Dentro desse mundo duro, hostil e petrificado, no entanto, continua a se mover uma humanidade segura, visionária, composta por colegas solidários com a pobre mulher humilhada, por alguém que cuida de um cão indefeso ou por pessoas simplesmente capazes de se apaixonarem.
Dentro desse mundo de miséria e nobreza moral, ética e humana, movem-se os dois protagonistas de Folhas de Outono, que é o mais recente filme do mestre Kaurismaki, vencedor do Grande Prêmio do Júri em Cannes e que está nos cinemas desde o início de 2024. São eles Ansa, funcionária do supermercado, operária de uma fábrica após sua demissão, e Holappa, ele também um operário, que foi demitido por ter sido flagrada ingerindo bebida alcoólica.
Pessoas silenciosas, insignificantes, mas dignas, em uma Helsínquia periférica, proletária, habitada por vidas invisíveis ao poder, sozinhas em seus espaços austeros, em suas repetidas decepções. Até que o amor as une. E isso salva suas vidas. Ansa é como um trem milagroso para Holappa. Holappa é o mesmo para Ansa, embora a história brilhante deles encontre obstáculos óbvios ao longo do caminho.
Ele perde o número de telefone dela e parece perdê-la para sempre.
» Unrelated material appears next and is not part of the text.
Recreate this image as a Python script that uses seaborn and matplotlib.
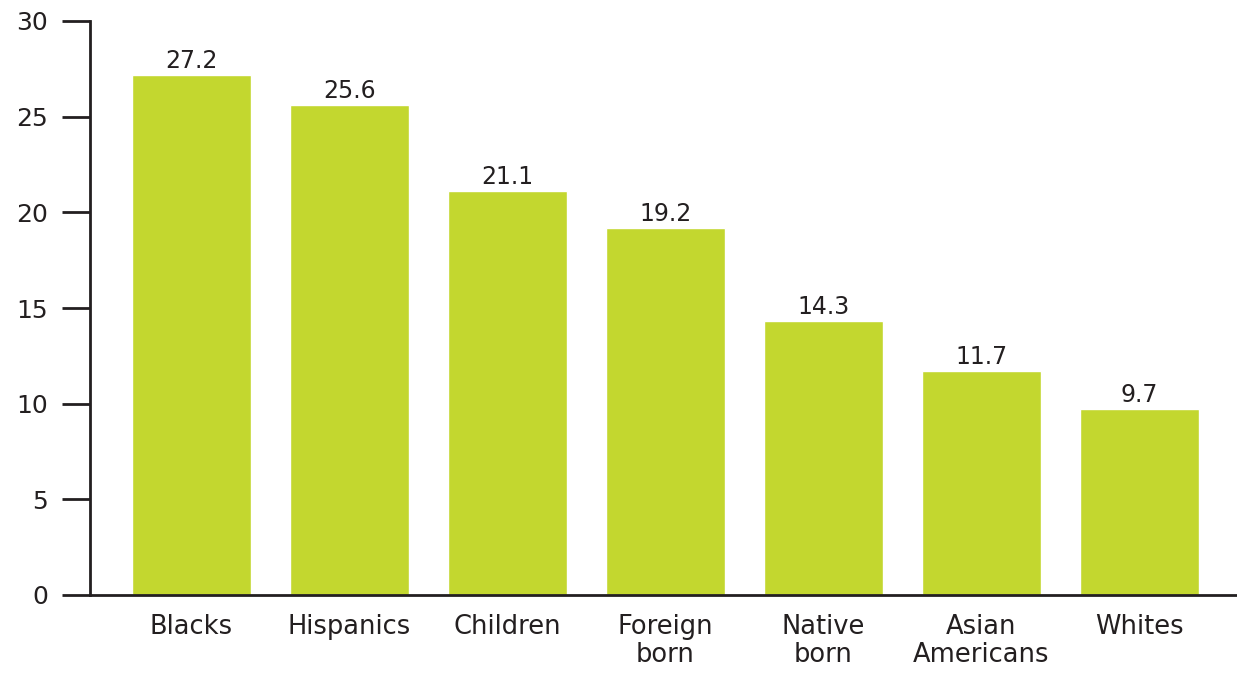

Não será esse o caso. Ela descobre que ele tem um problema com a bebida e lhe dá um ultimato: ela perdeu o pai e um irmão por causa disso, então Holappa deve parar de beber. Caso contrário, esse trem salvífico não vai funcionar.
Holappa consegue, mas um bonde passa e o atropela. Fim da história? O amor que salva é apenas utopia? Folha ao vento? Tríptico de palavras inúteis? Não! Holappa entra em coma, mas Ansa fica ao lado dele. E quando ele abre os olhos, os dois caminham juntos em um final estilo Charles Chaplin. Felizes rumo a um novo horizonte.
O amor acontece, o amor existe. O amor salva. O amor entre um homem e uma mulher, mas podemos interpretá-lo (também) como o amor entre todos os seres humanos: o amor político, social, humano no sentido mais amplo, no cinema de Kaurismaki, que é tão simples, essencial e atento aos últimos, ao sofrimento do mundo.
Seu melodrama, cheio de citações cinematográficas logo no título (Como as “Folhas ao vento” de Douglas Sirk, 1956) e de música tão pungente quanto os personagens, pode ser visto como um hino ao amor que salva a espécie humana da morte. O amor que nos faz parar de pisar em nós mesmos e nos outros. O amor é o oposto do ódio que mata, como é anunciado pelo rádio toda vez que é ligado no filme.
Ansa e Holappa parecem animações coloridas e poéticas, realizadas com o toque inconfundível do pincel de Kaurismaki. Parecem figuras suspensas em um melancólico conto de fadas, mas respiram, sofrem, alegram-se e falam por todos. São como um megafone frágil e poderoso em meio às bombas do presente, reais e metafóricas. São um amplificador que tem a coragem e a obstinação de gritar a importância fundamental do amor. Eles nos lembram que a maravilhosa ferramenta da sobrevivência é inerente a cada um de nós.